* BEGIN PROVIDED DATA *

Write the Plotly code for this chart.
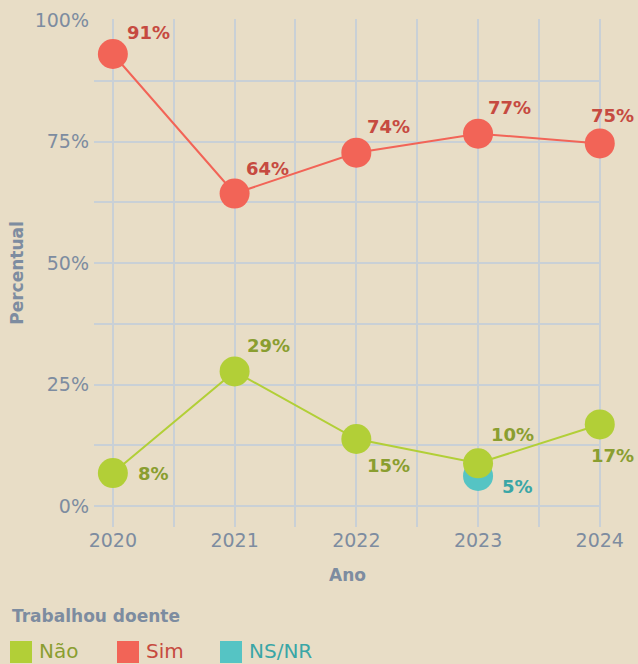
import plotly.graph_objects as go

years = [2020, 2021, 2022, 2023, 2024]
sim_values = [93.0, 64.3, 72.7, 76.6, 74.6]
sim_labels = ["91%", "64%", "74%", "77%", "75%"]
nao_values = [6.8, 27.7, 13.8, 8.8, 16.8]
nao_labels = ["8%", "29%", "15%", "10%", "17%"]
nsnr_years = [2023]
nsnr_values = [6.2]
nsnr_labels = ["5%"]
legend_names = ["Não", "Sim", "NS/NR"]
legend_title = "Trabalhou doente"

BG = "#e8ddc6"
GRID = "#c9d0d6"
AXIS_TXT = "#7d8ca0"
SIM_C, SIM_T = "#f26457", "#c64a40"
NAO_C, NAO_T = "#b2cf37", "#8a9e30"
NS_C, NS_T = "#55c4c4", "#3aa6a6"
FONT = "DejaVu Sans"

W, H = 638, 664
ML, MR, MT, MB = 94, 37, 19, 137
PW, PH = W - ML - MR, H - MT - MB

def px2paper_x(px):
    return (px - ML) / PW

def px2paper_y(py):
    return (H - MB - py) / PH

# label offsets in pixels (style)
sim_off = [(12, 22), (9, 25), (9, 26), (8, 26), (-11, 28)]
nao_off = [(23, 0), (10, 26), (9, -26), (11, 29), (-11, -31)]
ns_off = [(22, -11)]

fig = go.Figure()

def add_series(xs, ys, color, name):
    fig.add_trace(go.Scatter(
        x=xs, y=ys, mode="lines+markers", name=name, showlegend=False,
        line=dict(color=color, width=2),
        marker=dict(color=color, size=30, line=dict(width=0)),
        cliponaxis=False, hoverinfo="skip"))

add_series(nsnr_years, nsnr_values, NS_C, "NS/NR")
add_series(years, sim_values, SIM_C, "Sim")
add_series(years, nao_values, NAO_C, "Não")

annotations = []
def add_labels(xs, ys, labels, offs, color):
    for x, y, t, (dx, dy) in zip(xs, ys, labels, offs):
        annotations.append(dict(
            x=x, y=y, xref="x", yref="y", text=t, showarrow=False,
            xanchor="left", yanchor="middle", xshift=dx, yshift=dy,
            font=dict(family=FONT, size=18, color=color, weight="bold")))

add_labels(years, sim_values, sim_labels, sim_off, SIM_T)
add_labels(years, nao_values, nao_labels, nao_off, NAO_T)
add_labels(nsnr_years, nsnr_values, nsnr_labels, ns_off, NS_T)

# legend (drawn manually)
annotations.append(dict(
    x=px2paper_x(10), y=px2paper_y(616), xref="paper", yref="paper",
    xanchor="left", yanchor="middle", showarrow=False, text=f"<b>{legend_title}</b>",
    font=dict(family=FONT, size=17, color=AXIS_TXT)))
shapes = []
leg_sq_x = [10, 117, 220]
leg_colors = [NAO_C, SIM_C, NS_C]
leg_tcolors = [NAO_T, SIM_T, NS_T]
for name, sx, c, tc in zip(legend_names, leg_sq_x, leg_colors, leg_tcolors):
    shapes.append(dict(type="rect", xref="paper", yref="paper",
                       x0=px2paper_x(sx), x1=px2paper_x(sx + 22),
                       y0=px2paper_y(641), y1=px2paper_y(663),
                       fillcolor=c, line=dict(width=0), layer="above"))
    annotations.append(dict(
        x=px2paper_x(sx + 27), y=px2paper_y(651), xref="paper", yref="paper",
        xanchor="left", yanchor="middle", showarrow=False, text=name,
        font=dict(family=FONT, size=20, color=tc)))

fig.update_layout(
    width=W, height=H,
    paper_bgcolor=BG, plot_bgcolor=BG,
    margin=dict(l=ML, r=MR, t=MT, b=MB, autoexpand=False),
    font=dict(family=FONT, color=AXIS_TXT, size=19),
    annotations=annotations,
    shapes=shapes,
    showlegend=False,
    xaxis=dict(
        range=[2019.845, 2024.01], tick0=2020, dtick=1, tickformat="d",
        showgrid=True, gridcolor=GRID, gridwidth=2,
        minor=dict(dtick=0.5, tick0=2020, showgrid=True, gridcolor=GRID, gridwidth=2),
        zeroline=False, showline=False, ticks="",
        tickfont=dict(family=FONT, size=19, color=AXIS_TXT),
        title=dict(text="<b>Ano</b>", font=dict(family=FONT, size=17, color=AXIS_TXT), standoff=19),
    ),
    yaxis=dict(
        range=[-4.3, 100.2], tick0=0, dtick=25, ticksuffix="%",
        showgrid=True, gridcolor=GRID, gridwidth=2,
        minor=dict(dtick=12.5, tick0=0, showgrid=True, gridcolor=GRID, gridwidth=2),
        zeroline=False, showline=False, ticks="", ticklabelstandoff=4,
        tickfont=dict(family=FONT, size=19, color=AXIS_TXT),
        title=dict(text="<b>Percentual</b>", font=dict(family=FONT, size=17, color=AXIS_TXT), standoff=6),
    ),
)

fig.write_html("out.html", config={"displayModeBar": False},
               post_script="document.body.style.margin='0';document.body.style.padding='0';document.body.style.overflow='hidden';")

* END PROVIDED DATA *
* BEGIN PROVIDED DATA *

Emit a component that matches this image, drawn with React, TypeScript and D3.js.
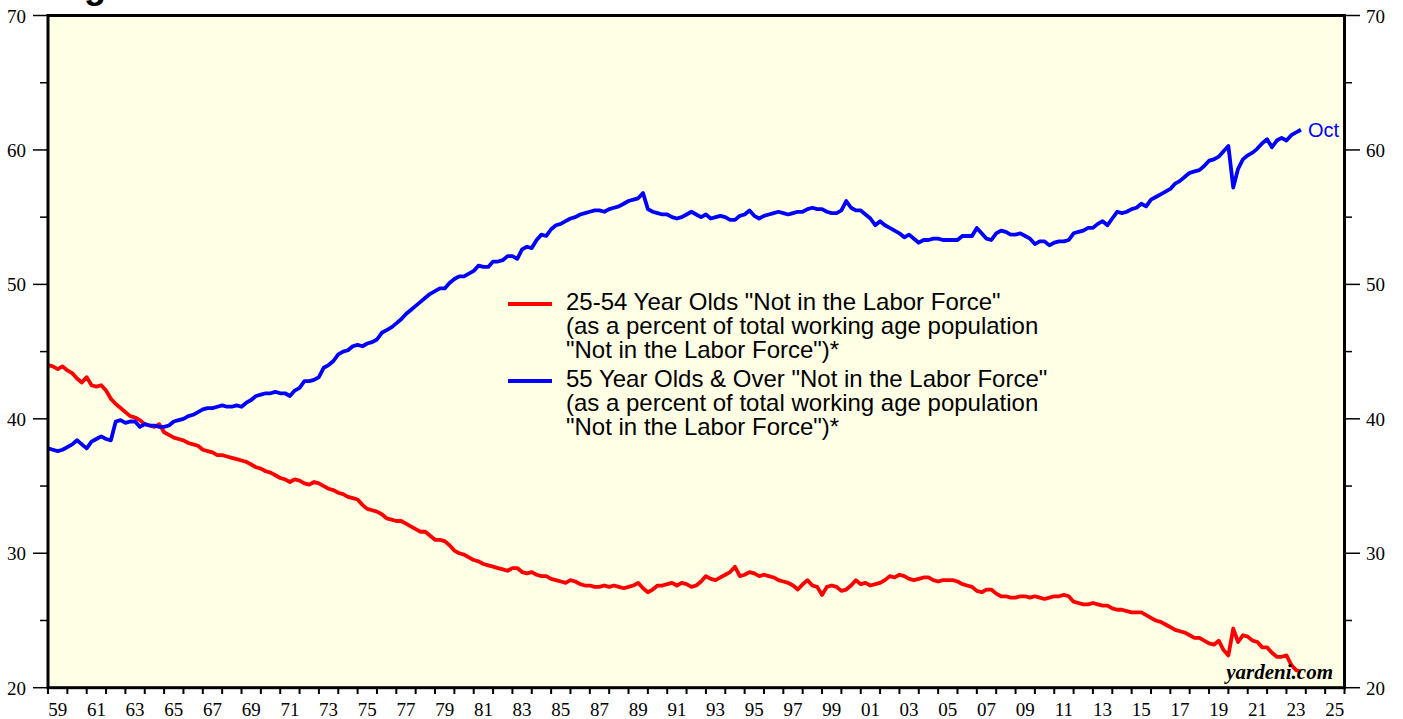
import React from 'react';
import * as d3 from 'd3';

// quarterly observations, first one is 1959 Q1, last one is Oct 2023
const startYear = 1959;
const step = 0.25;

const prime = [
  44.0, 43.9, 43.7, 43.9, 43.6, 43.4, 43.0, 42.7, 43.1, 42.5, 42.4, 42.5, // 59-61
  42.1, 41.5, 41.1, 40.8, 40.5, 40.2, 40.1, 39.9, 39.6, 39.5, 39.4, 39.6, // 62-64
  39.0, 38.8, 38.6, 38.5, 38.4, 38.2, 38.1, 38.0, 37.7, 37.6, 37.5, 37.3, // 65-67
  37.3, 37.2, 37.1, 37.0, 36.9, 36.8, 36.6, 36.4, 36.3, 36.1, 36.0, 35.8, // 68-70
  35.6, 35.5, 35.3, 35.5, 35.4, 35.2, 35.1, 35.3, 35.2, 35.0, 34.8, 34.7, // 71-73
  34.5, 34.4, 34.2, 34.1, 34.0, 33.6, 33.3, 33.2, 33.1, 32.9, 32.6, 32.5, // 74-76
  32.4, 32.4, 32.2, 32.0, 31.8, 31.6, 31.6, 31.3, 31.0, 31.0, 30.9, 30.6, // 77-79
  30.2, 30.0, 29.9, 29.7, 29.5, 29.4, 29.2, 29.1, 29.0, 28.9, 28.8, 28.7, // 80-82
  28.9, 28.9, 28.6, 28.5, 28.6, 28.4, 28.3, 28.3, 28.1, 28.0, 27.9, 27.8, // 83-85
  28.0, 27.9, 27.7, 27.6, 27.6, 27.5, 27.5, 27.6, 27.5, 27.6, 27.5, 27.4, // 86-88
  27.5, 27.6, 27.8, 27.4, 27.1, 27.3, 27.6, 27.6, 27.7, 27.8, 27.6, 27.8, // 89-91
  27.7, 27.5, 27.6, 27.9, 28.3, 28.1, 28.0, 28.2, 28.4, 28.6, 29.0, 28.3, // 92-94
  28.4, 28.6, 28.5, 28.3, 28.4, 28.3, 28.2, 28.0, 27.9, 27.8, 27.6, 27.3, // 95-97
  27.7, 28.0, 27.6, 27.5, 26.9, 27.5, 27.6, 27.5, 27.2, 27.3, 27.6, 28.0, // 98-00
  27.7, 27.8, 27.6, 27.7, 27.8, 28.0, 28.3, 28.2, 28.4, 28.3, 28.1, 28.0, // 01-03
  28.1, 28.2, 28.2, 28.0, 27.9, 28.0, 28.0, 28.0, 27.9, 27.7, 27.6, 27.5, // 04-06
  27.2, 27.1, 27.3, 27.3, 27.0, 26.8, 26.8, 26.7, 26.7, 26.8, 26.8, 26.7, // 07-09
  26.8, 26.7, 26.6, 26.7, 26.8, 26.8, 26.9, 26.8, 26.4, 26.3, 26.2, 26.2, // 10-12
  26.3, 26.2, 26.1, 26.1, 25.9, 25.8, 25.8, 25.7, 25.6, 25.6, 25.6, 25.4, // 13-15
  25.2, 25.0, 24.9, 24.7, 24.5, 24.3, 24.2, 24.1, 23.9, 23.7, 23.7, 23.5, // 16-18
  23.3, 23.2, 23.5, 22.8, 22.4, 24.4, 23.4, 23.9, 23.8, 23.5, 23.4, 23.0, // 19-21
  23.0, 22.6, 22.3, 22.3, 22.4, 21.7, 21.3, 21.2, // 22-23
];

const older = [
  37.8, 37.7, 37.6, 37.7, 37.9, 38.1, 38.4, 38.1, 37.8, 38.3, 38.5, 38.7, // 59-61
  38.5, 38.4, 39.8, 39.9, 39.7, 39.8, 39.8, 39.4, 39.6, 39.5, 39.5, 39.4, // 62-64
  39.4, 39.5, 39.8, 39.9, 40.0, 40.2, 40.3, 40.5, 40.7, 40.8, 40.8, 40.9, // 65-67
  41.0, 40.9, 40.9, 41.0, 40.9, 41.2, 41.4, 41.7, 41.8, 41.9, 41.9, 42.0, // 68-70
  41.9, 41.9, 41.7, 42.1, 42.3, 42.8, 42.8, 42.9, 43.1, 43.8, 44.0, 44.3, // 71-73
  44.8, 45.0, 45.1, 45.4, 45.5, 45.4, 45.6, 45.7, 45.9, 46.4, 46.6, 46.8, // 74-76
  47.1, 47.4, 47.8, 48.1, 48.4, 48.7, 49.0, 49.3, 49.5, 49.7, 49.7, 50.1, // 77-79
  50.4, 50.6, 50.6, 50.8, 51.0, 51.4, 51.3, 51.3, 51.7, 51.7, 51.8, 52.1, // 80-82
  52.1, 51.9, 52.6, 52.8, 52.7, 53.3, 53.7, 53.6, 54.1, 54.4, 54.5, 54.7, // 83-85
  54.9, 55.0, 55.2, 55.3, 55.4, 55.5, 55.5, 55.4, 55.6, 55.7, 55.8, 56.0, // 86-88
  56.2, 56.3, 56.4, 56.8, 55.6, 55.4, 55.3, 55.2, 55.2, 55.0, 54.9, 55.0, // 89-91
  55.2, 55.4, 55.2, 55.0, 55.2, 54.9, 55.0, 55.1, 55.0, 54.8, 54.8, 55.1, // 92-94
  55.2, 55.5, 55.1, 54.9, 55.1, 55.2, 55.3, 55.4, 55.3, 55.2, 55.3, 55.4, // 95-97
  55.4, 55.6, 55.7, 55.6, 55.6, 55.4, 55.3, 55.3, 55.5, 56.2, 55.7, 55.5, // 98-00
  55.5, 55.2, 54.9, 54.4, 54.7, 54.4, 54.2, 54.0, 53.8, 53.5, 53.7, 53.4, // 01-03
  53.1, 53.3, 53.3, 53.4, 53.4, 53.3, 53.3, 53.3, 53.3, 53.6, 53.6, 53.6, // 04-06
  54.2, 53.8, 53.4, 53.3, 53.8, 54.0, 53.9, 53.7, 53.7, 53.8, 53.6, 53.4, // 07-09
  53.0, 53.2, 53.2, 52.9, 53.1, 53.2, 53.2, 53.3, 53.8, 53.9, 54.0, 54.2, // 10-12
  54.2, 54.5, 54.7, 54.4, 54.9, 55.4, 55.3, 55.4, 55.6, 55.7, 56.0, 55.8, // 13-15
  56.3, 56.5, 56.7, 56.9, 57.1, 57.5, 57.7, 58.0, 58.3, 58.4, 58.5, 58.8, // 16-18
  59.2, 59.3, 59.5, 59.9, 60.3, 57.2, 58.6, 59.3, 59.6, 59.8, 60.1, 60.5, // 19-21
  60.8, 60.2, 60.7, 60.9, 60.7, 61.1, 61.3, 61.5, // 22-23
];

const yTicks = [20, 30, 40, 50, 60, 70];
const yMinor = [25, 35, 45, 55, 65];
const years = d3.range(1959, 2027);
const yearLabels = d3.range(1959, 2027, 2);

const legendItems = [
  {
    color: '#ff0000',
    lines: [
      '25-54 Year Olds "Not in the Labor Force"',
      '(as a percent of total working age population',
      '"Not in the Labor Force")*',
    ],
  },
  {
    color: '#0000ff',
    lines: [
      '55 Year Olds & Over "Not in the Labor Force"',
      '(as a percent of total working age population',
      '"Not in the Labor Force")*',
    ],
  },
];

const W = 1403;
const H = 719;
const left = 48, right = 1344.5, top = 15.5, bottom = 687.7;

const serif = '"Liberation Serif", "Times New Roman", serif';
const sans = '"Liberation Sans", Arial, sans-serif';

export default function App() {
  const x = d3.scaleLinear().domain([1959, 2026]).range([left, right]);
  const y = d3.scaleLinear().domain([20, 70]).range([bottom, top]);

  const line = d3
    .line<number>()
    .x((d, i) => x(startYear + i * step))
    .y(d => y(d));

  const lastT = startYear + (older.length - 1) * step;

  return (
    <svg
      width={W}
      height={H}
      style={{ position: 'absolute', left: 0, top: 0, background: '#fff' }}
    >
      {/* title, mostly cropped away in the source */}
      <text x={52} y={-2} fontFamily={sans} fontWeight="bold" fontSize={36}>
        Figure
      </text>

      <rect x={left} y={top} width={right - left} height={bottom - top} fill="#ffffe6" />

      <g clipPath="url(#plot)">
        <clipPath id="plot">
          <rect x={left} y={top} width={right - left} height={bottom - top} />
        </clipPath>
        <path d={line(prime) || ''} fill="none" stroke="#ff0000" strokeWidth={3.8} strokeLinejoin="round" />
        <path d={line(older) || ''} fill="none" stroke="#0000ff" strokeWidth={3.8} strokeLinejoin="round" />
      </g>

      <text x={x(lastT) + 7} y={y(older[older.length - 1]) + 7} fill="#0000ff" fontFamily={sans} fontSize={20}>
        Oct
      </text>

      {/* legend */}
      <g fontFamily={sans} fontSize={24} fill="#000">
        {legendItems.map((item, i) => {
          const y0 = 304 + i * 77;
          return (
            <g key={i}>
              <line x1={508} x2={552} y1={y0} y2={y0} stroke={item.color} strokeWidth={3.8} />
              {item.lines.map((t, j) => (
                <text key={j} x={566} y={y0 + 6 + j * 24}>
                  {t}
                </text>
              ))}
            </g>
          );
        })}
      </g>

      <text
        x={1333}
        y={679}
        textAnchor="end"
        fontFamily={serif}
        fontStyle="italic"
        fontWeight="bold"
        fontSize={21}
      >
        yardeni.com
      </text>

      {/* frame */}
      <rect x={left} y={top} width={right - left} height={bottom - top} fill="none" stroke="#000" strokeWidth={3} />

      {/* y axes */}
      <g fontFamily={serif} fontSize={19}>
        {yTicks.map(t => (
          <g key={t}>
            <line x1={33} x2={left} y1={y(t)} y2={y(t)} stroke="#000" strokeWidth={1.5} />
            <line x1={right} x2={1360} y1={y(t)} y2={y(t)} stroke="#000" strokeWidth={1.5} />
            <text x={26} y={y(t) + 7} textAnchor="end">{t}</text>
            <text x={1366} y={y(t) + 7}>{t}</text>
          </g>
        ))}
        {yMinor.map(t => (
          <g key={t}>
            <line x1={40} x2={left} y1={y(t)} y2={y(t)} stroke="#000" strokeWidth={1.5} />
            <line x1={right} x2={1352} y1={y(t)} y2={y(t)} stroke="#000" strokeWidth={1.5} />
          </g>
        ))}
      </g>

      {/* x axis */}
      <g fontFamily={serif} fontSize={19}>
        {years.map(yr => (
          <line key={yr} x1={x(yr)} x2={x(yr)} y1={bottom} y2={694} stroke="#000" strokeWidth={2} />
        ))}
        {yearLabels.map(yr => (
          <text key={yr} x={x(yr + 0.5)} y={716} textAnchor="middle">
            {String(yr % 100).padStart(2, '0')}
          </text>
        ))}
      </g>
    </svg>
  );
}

* END PROVIDED DATA *
* BEGIN PROVIDED DATA *

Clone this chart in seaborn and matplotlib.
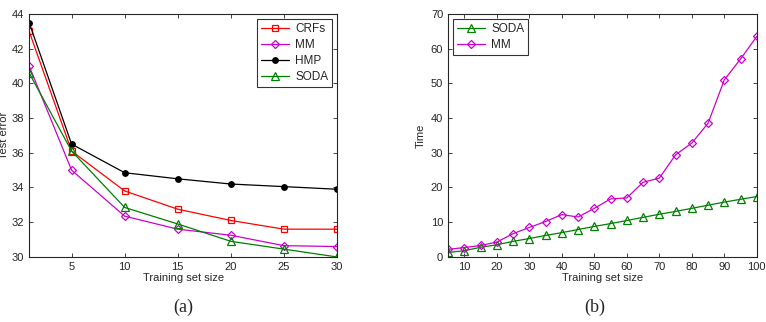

* END PROVIDED DATA *

§ **DIRECTION**
Above are the records; copy exactly the lines from the one with "Write the Plotly code for this chart." through the one with "import plotly.graph_objects as go", including both, and nothing more. Leave out pictures.

§ **THE ANSWER**
Write the Plotly code for this chart.
import plotly.graph_objects as go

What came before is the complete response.